I am having trouble understanding how we would derive a potential function for a bimatrix game.
For example, the matrix $G$ shown below is a variant of the Prisoner's dilemma game, and $P$ represents its Potential Function:
$$G=\left[\begin{array}{cc} (1,1)&(9,0)\\(0,9)&(6,6) \end{array}\right],\quad P=\left[\begin{array}{cc} 4&3\\3&0 \end{array}\right].$$
However, I am having trouble understanding how the Potential Function is derived. In a resource online, I saw the definition:
A function $\Phi: S \to \mathbb{R}$ is called an (exact) potential function for the game $G$ if for each $i \in \mathscr{I}$ and all $s_{-i} \in S_{-i}$, $$u_i(x,s_{-i}) -u_i(z,s_{-i}) = \Phi(x,s_{-i}) - \Phi(z,s_{-i}), \text{ for all } x,z \in S_i.$$ $G$ is called an (exact) potential game if it admits a potential.
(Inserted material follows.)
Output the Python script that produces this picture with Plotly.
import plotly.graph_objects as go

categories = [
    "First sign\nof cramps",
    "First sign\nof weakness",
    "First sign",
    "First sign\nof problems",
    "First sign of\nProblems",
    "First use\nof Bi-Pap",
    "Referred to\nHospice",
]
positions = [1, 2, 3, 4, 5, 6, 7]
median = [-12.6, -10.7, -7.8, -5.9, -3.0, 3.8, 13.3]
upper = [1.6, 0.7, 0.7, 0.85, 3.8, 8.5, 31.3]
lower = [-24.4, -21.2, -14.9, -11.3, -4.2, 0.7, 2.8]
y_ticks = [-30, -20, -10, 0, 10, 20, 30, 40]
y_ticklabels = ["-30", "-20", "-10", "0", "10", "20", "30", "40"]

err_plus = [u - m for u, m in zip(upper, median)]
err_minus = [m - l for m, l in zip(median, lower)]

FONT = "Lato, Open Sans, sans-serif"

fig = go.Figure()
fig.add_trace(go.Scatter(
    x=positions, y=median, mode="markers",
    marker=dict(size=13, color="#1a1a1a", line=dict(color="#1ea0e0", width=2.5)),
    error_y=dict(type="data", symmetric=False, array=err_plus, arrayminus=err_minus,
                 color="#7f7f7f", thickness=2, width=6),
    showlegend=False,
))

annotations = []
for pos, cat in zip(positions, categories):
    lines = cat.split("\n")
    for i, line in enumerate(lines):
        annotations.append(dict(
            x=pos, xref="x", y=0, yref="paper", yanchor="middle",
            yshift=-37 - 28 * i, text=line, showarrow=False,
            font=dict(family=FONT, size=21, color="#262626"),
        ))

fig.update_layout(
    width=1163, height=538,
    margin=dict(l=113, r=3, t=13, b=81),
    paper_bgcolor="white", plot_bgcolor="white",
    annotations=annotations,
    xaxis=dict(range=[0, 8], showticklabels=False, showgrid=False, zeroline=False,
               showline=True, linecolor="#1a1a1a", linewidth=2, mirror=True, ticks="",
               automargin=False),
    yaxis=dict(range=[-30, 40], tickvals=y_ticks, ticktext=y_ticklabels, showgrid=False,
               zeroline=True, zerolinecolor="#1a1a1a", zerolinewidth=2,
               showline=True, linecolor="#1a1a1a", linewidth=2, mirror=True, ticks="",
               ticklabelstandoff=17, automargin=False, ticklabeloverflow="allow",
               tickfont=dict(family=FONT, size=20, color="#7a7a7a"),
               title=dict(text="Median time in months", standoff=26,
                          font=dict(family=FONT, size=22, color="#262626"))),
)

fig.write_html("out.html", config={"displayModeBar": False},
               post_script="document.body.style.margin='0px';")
I am having trouble with how to break the definition down to actually get the Potential Function/Matrix.
Any help?
According to the definite, denote by $P=\left[\begin{array}{cc} a&b\\c&d \end{array}\right]$ the potential function.
For player one, $(1,-1)Aq=(1,-1)Pq\,$ holds for any mixed strategy $q$, from which you can get $a-c=1, b-d=3$. Similarly for player 2, $p^tB(1,-1)^t=p^tP(1,-1)^t$, and you can get $a-b=1,c-d=3$.
Together it admits a solution for $P$ as written in the question, and notice that $P+\lambda \left[\begin{array}{cc} 1&1\\1&1 \end{array}\right]$ is also a solution for any $\lambda$.